Editor's note: Earlier this month we asked readers to suggest topics for the Editorial Board to research and write about. We received more than 60 suggestions, and more than 1,600 votes were cast when we asked readers to pick a favorite. Thanks to Spencer Borchardt, of St. Paul, who asked: “How will Enbridge Energy’s appeal to reduce the taxes they pay to counties in which they have pipelines affect citizens of those counties?”
As part of a new reader-engagement project, earlier this month we asked readers what question or topic they’d like the Star Tribune Editorial Board to explore. When the votes were tallied, a question on the property tax dispute between Enbridge Energy, a Canada-based energy company, and 13 counties in Minnesota rose to the top.
We soon learned why. Enbridge, which pumps 2.8 million barrels of crude oil a day through its Minnesota pipelines, is embroiled in a yearslong dispute with the state over the way it values that property. And what emerges from the dispute could ripple far beyond the pipeline counties.
First, a little background. Unlike other properties they assess, counties must use state valuation guidelines for pipelines, utilities and railroads. But if the assessment is successfully challenged, counties are mostly on the hook for repayment, along with their school districts, cities and townships that benefited from the tax revenue. “State agencies create the valuation method, but they’re not responsible for the amount,” said Warren Strandell, a commissioner in Polk County, one of those affected.
This has created a potentially devastating conundrum for the 13 counties carrying transmission lines. Enbridge contends that its property taxes spiked 24 percent in 2012 — far above what it had anticipated based on previous assessments.

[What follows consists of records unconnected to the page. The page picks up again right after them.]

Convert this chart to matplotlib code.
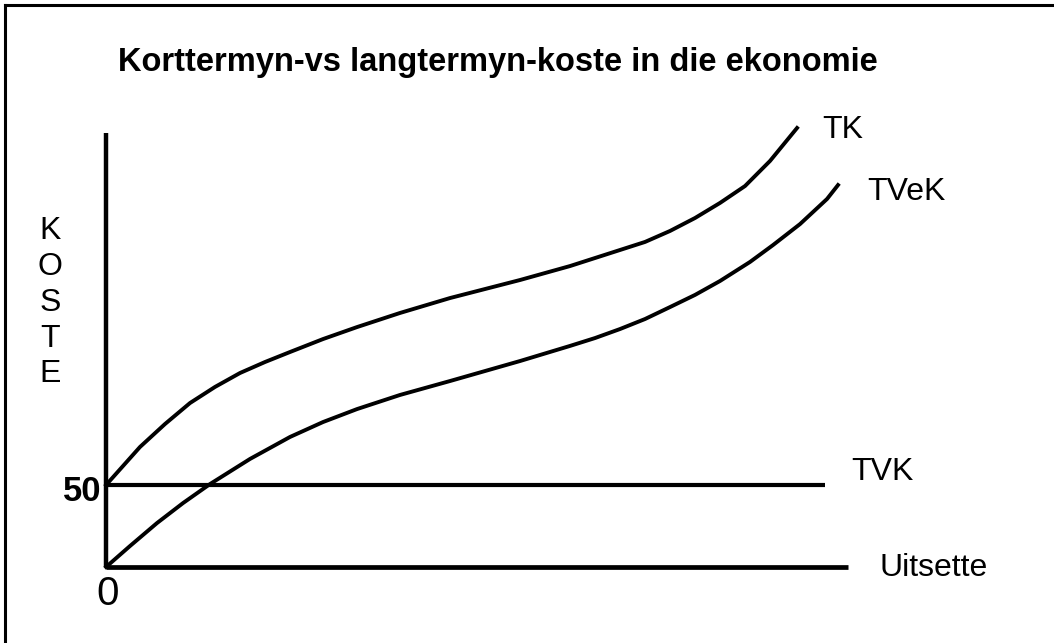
import matplotlib.pyplot as plt
from matplotlib.lines import Line2D

plt.rcParams['font.family'] = ['Liberation Sans', 'DejaVu Sans']

# quantity (uitsette) on x, cost (koste) on y
tk_q = [0, 2.29, 4.58, 7.95, 11.32, 14.69, 18.06, 21.43, 24.80, 29.25, 33.83,
        39.62, 46.36, 51.08, 55.80, 62.53, 69.27, 72.64, 76.01, 79.38, 82.75,
        86.12, 89.49, 93.13]
tk_c = [50.0, 61.6, 73.2, 87.2, 100.0, 109.8, 118.3, 125.0, 131.1, 139.0, 146.3,
        154.9, 164.0, 169.5, 175.0, 183.5, 193.3, 198.2, 204.9, 212.8, 222.0,
        232.3, 247.6, 267.7]

tvek_q = [0, 3.23, 6.87, 10.38, 14.02, 19.41, 24.80, 29.25, 33.83, 39.62, 46.36,
          51.08, 55.80, 62.53, 65.90, 69.27, 72.64, 76.01, 79.38, 82.75, 86.79,
          89.89, 93.53, 97.17, 98.65]
tvek_c = [0, 12.8, 26.8, 39.0, 50.6, 65.9, 79.3, 88.4, 96.3, 104.9, 113.4,
          119.5, 125.6, 134.8, 139.6, 145.1, 151.2, 158.5, 165.9, 174.4, 186.0,
          196.3, 209.1, 224.4, 232.9]

tvk_q = [0, 96.9]
tvk_c = [50, 50]

x_axis_q = [0, 100]
y_axis_c = [0, 264.6]

title = 'Korttermyn-vs langtermyn-koste in die ekonomie'
curve_labels = ['TK', 'TVeK', 'TVK', 'Uitsette']
y_label = 'KOSTE'
tick_values = [50, 0]

fig = plt.figure(figsize=(10.54, 6.43), dpi=100)
ax = fig.add_axes([0, 0, 1, 1])
ax.set_xlim(-14.29, 127.76)
ax.set_ylim(-46.34, 345.73)
ax.axis('off')

# frame (only top and left edge show in the picture)
fig.add_artist(Line2D([0.005, 1.0], [0.992, 0.992], color='black', lw=2.2))
fig.add_artist(Line2D([0.005, 0.005], [0.0, 0.992], color='black', lw=2.2))

# axes of the diagram
ax.plot([0, 0], y_axis_c, color='black', lw=3.2, solid_capstyle='butt')
ax.plot(x_axis_q, [0, 0], color='black', lw=3.4, solid_capstyle='butt')

ax.plot(tvk_q, tvk_c, color='black', lw=3.0, solid_capstyle='butt')
ax.plot(tk_q, tk_c, color='black', lw=2.8, solid_joinstyle='round')
ax.plot(tvek_q, tvek_c, color='black', lw=2.8, solid_joinstyle='round')

lab_kw = dict(fontsize=23, color='black', va='center', ha='left')
ax.text(96.5, 266.5, curve_labels[0], **lab_kw)
ax.text(102.6, 228.5, curve_labels[1], **lab_kw)
ax.text(100.5, 58.0, curve_labels[2], **lab_kw)
ax.text(104.2, -0.5, curve_labels[3], **lab_kw)

ax.text(-7.55, 161.0, '\n'.join(y_label), fontsize=23, ha='center', va='center',
        linespacing=1.25)

ax.text(-0.6, tick_values[0] - 4, str(tick_values[0]), fontsize=25, fontweight='bold',
        ha='right', va='center')
ax.text(0.27, tick_values[1] - 16.5, str(tick_values[1]), fontsize=29,
        ha='center', va='center')

fig.text(118 / 1054, 1 - 62 / 643, title, fontsize=23.5, fontweight='bold',
         ha='left', va='center')

fig.savefig('out.png', dpi=100, facecolor='white')
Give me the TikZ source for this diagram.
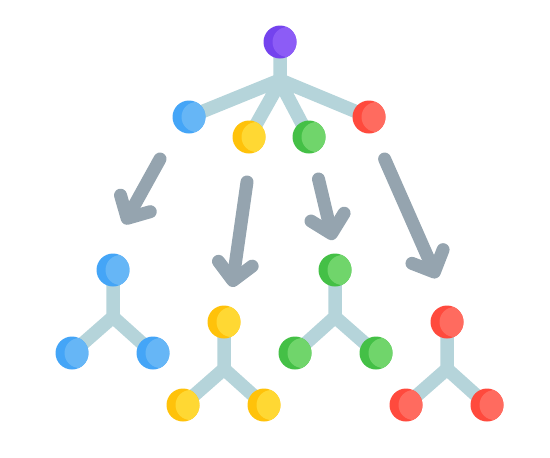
\documentclass[tikz,border=0pt]{standalone}
\usetikzlibrary{arrows.meta,backgrounds}
\definecolor{purpD}{HTML}{7443EE}\definecolor{purpL}{HTML}{8C5CF6}
\definecolor{blueD}{HTML}{44A5F7}\definecolor{blueL}{HTML}{66B6F6}
\definecolor{yelD}{HTML}{FFC20A}\definecolor{yelL}{HTML}{FFD833}
\definecolor{grnD}{HTML}{44C046}\definecolor{grnL}{HTML}{70D56B}
\definecolor{redD}{HTML}{FF4A3D}\definecolor{redL}{HTML}{FF6B5F}
\definecolor{stem}{HTML}{B5D4DA}\definecolor{arrowc}{HTML}{95A4AF}
\tikzset{dot/.style 2 args={circle,inner sep=0,minimum size=0.66cm,fill=#1,path picture={\fill[#2]([xshift=0.15cm]path picture bounding box.center)circle(0.3cm);}},
link/.style={draw=stem,line width=0.27cm},
move/.style={draw=arrowc,line width=0.26cm,line cap=round,-{Straight Barb[round,length=0.34cm,width=0.68cm]}}}

\begin{document}
\begin{tikzpicture}[x=0.02cm,y=-0.02cm]
\useasboundingbox(0,0)rectangle(550,457);
% top tree
\node[dot={purpD}{purpL}](p)at(280,42){};
\coordinate(j)at(280,80);\coordinate(k)at(280,82);
\node[dot={blueD}{blueL}](b)at(189,117){};
\node[dot={yelD}{yelL}](y)at(249,137){};
\node[dot={grnD}{grnL}](g)at(309,137){};
\node[dot={redD}{redL}](r)at(369,117){};
% lower trees
\node[dot={blueD}{blueL}](b1)at(113,270){};\coordinate(bj)at(113,317);
\node[dot={blueD}{blueL}](b2)at(72,353){};\node[dot={blueD}{blueL}](b3)at(153,353){};
\node[dot={yelD}{yelL}](y1)at(224,322){};\coordinate(yj)at(224,369);
\node[dot={yelD}{yelL}](y2)at(183,405){};\node[dot={yelD}{yelL}](y3)at(264,405){};
\node[dot={grnD}{grnL}](g1)at(335,270){};\coordinate(gj)at(335,317);
\node[dot={grnD}{grnL}](g2)at(295,353){};\node[dot={grnD}{grnL}](g3)at(376,353){};
\node[dot={redD}{redL}](r1)at(447,322){};\coordinate(rj)at(447,369);
\node[dot={redD}{redL}](r2)at(406,405){};\node[dot={redD}{redL}](r3)at(487,405){};
\begin{scope}[on background layer]
\draw[link](p.center)--(j)(b.center)--(j)--(r.center)(y.center)--(k)--(g.center);
\draw[link](b1.center)--(bj)(b2.center)--(bj)--(b3.center);
\draw[link](y1.center)--(yj)(y2.center)--(yj)--(y3.center);
\draw[link](g1.center)--(gj)(g2.center)--(gj)--(g3.center);
\draw[link](r1.center)--(rj)(r2.center)--(rj)--(r3.center);
\end{scope}
% arrows
\coordinate(a1)at(160,159);\coordinate(e1)at(124,224);
\coordinate(a2)at(247,182);\coordinate(e2)at(232,287);
\coordinate(a3)at(318.5,179);\coordinate(e3)at(333,240);
\coordinate(a4)at(384.6,159);\coordinate(e4)at(437,278);
\draw[move](a1)--(e1);\draw[move](a2)--(e2);
\draw[move](a3)--(e3);\draw[move](a4)--(e4);
\end{tikzpicture}
\end{document}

Mediation talks broke down in March, and the matter now heads to Minnesota Tax Court on Oct. 3. The grand total for all the assessments in dispute, including those not yet included in the tax court case, is $50 million, according to Enbridge spokeswoman Jennifer Smith.
House Taxes Chairman Greg Davids and Rep. Pat Garofalo, who chairs a House energy committee, both are concerned that a judgment that favors Enbridge could prove devastating to counties. Clearwater County alone might have to refund as much as $7.2 million in back property taxes — more than its $6.8 million of total yearly property tax collections.
A proposed bill at the Legislature would have the state pick up the tab. Whether a majority of legislators will support that is unknown, and there is reason for caution, given that it could set a costly precedent for future disputes. Smith said Enbridge is prepared to work with counties on extended repayment plans, should it come to that. One possible avenue might be greater revenue from planned upgrades to Enbridge’s Line 3, now operating at about half its capacity. But those efforts are controversial and have drawn protests from environmentalists.
There is an even more important reason to pay attention to this seemingly dry tax dispute between an energy giant and the counties that carry the oil and gas on which Minnesotans depend. Other companies may be watching, preparing challenges of their own. “We know these large infrastructure property holders are watching this case,” said Julie Ring, of the Association of Minnesota Counties. Enbridge’s own dispute comes on the heels of a similar case involving Minnesota Energy Resources Corp., which resulted in a state Supreme Court decision that Enbridge believes bolstered its case.
The ultimate outcome is unknown. But the state Department of Revenue, which declined an interview with an editorial writer, would be well-advised to carefully examine its valuation practices and be prepared to justify — publicly — whatever methodology it uses. County commissioners and administrators, along with lawmakers and others interviewed, all expressed frustration at their inability to get straight answers.
“They don’t tell us anything,” said Charles Whiting, administrator for Polk County. “As a matter of public policy, it’s a bad system. We go through our budgets carefully. We set preliminary levies, tell the public. What do we go through all that for if someone else is making a decision about what we base our budgets on?”
Even when embroiled in litigation, state officials must be as transparent as possible about the details of how they arrive at their taxing decisions. Given their potential liability, the counties, legislators and taxpayers who may yet be called on to step up deserve to know how these taxes are being levied.
It also may be time to consider more authority for the counties that bear the ultimate responsibility for the pipelines that run through their land. “County boards generally favor pipelines over rail transport of oil because there are fewer accidents,” Whiting said. But if counties have to accept responsibility for years of refunds on taxes they cannot control, he said, “Hey, there might not be too many counties as willing to accept pipelines in the future.”